Räumen für Olympia
Ein Bulldozer reißt eine Hausfront ein. Dahinter kommen die Möbel zum Vorschein; die Bewohner protestieren lautstark gegen die Zerstörung. Zwar sei es selten, dass die verantwortlichen Baufirmen selbst zu solch extremen Mittel griffen, mein Raquel Rolnik, Professorin an der Universität Sao Paulo und UN-Sonderberichterstatterin für angemessenes Wohnen. Doch der Vorfall in einem westlichen Vorort von Rio de Janeiro zeige, wie weit der Konflikt gehen könne.
Rio hat gewaltige Aufgaben zu bewältigen. Zum einen soll die Stadt zahlreiche Spiele der Fußball-WM austragen, darunter das Finale. Gleichzeitig laufen die Arbeiten für Olympia an. Im westlichen Stadtteil Barra da Tijuca sollen ein riesiges Olympisches Dorf und zahlreiche Wettkampfstätten entstehen. Weichen müssen da zuerst mal die Armenviertel, die Favela-Slums, die oft schon seit Jahrzehnten in der Illegalität bestehen. Raquel Rolnik sind in den vergangenen Monaten Tausende Beschwerden zugekommen, nicht nur aus Rio. Auch in den WM-Städten Sao Paulo, Belo Horizonte, Curitiba, Porto Alegre, Recife, Natal und Fortaleza habe es Zwangsräumungen durch die Stadtverwaltung gegeben.

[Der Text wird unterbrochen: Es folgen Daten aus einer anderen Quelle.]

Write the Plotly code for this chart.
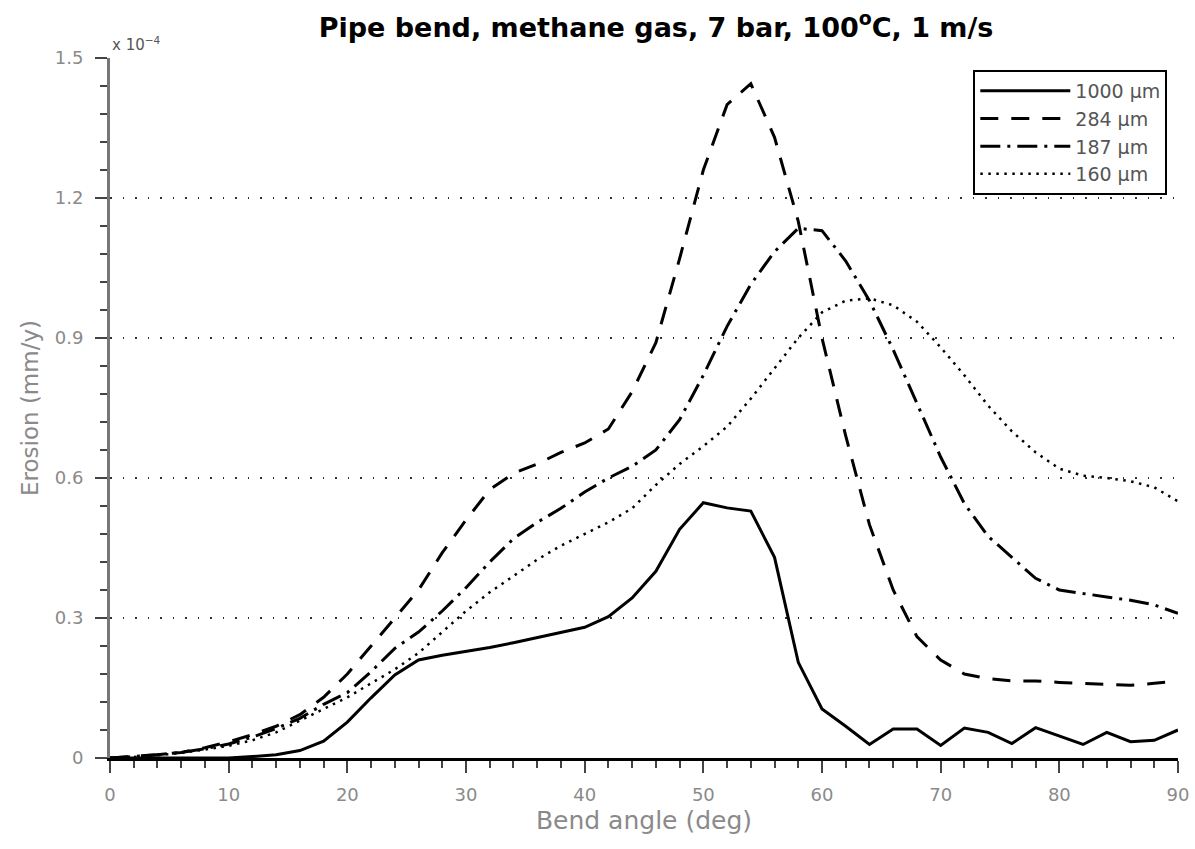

Ausweichen in andere Elendsquartiere
Zwar würden den Bewohnern in den meisten Fällen Entschädigungen oder Ausweichquartiere angeboten. Allerdings seien die Entschädigungen so gering, dass sich die Familien damit keine neue adäquate Wohnung leisten könnten. Zudem lägen die Ausweichquartiere oft "30 bis 40 Kilometer außerhalb der Städte, wo es weder Schulen, Krankenhäuser, öffentlichen Transport oder die Chance auf Arbeit" gebe. Viele Familien wichen in andere Elendsquartiere aus, manche würden obdachlos.
Damit verstoße Brasilien gegen internationale Menschenrechtsbestimmungen, meint Rolnik: "Wird eine Wohnung zwangsgeräumt, darf die betroffene Person zwischen einer finanziellen Entschädigung oder einer Alternativwohnung an einem anderen Ort wählen." Eine solche freie Wahl stehe den Betroffenen aber nicht frei. Zudem müsse die Regierung dafür sorgen, dass sich die Bewohner nicht schlechter stellen. "Schließlich geht es beim Wohnen ja nicht bloß um die vier Wände, sondern auch um das Recht der Menschen auf Arbeit und Gesundheit." Auch diese Rechte würden missachtet - ebenso wie das Mitspracherecht der Bevölkerung.
Keine offizielle Stellungnahme
Die UN-Berichterstatterin betont, auch nach brasilianischen Gesetzen hätten die Bürger ein Vorschlagsrecht für die Planung der Bauten und die Umsiedlung. Besonders schwer wiegt für Rolnik, dass bei den Arbeiten an den Sportstätten Transparenz vollkommen fehle. Es gebe keinerlei offizielle Informationen darüber, wann und wo gebaut werde, welche Häuser abgerissen werden müssten, wer betroffen sei. Oft werde der Räumungsbefehl praktisch "über Nacht" gegeben. Undurchsichtig sei selbst, wer denn die Räumungen überhaupt durchführe.
Neben der Polizei und Vertretern der Stadtverwaltung seien an den Aktionen auch private Sicherheitsfirmen und Personen beteiligt, "die überhaupt nicht zuzuordnen sind". Viele Favelas im Westteil Rios, wo am intensivsten gebaut wird, werden von illegalen Milizen kontrolliert. Sie sollen der Polizei nahestehen.
Zuvor hat Rolnik die Regierung in einem Schreiben über die Vorwürfe unterrichtet. Bislang habe es noch keine offizielle Stellungnahme gegeben. Zu Wort gemeldet hätten sich in Interviews lediglich der Sportminister, der Städtebauminister und die Ministerin für Menschenrechte. Alle drei verneinten laut Rolnik, von solchen Aktionen Kenntnis zu haben. Aber: "Vielleicht wissen sie ja wirklich nicht, was vor sich geht."